EU Official: IP Is Personal

Roland Perry lists at internetpolicyagency.com
Fri Jan 25 12:52:04 UTC 2008


In article <A9D8431B-02B4-4608-994A-78359D55B2D4 at nosignal.org>, Andy 
Davidson <andy at nosignal.org> writes

>>> Tunnels all over the place seems like the only way it'd even be 
>>>halfway practical. It's more-or-less how phone number portability 
>>>works anyway, from what (little) I know.
>> I don't know about the USA, but in the UK it's done with something 
>>similar to DNS. The telephone system looks up the first N digits of 
>>the number to determine the operator it was first issued to. And 
>>places a query to them. That either causes the call to be accepted and 
>>routed, or they get an answer back saying "sorry, that number has been 
>>ported to operator FOO-TEL, go ask them instead".
>
>Not quite, the simplistic overview is that operators have an obligation 
>to offer porting wherever practical, so operate ports on a 
>accept-then-forward principal.  If I port my number from CarrierA to 
>CarrierB, then my calls still pass through A's switch, who transits the 
>call to B without charging the end user.
>
>For the benefit of completeness, the regulator has mandated that this 
>situation must change, as CarrierB's inward-port customers are not 
>protected from the technical or commercial failure of CarrierA.  The 
>industry [www.ukporting.com] has responded and is building a framework 
>to support all-call-query style lookups to handle number ports.

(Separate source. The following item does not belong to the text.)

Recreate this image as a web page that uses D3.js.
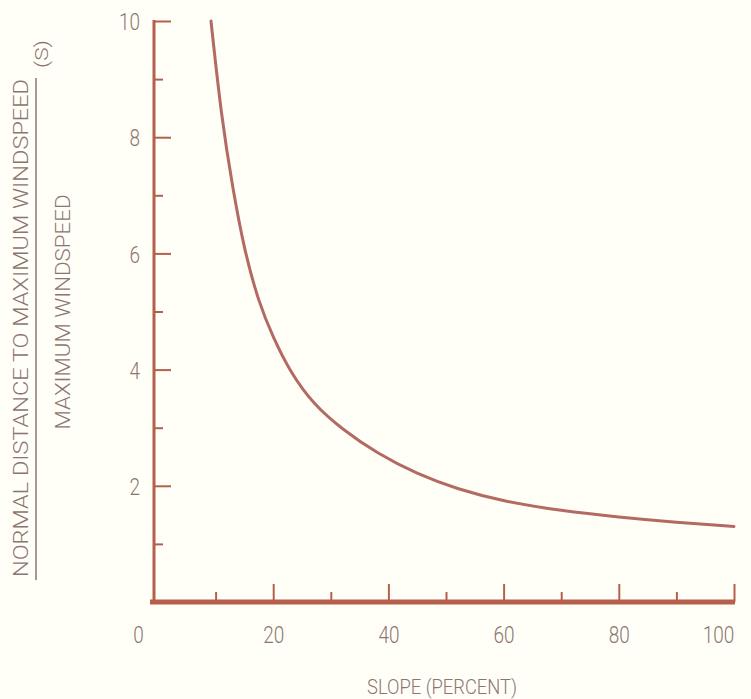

Apologies, I should have made it clear that I was following up the 
remark about cellphone number portability. Described in 2002 (at the 
beginning of the discussion about migrating to the new system that's 
currently still being built):

"To deliver a call a routing enquiry is made to a Home Location Register 
(HLR) to determine where the subscriber is located and to obtain a 
routing number. The solution for mobile number portability, known as the 
Signalling Relay Function (SRF), is that the donor network sends the 
routing enquiry signal addressed to a ported number to the appropriate 
recipient network for treatment. In this way the recipient network can 
provide the routing number to complete the call."

Although that is also apparently known as "onward routing", even though 
the subsequent call traffic isn't routed onwards.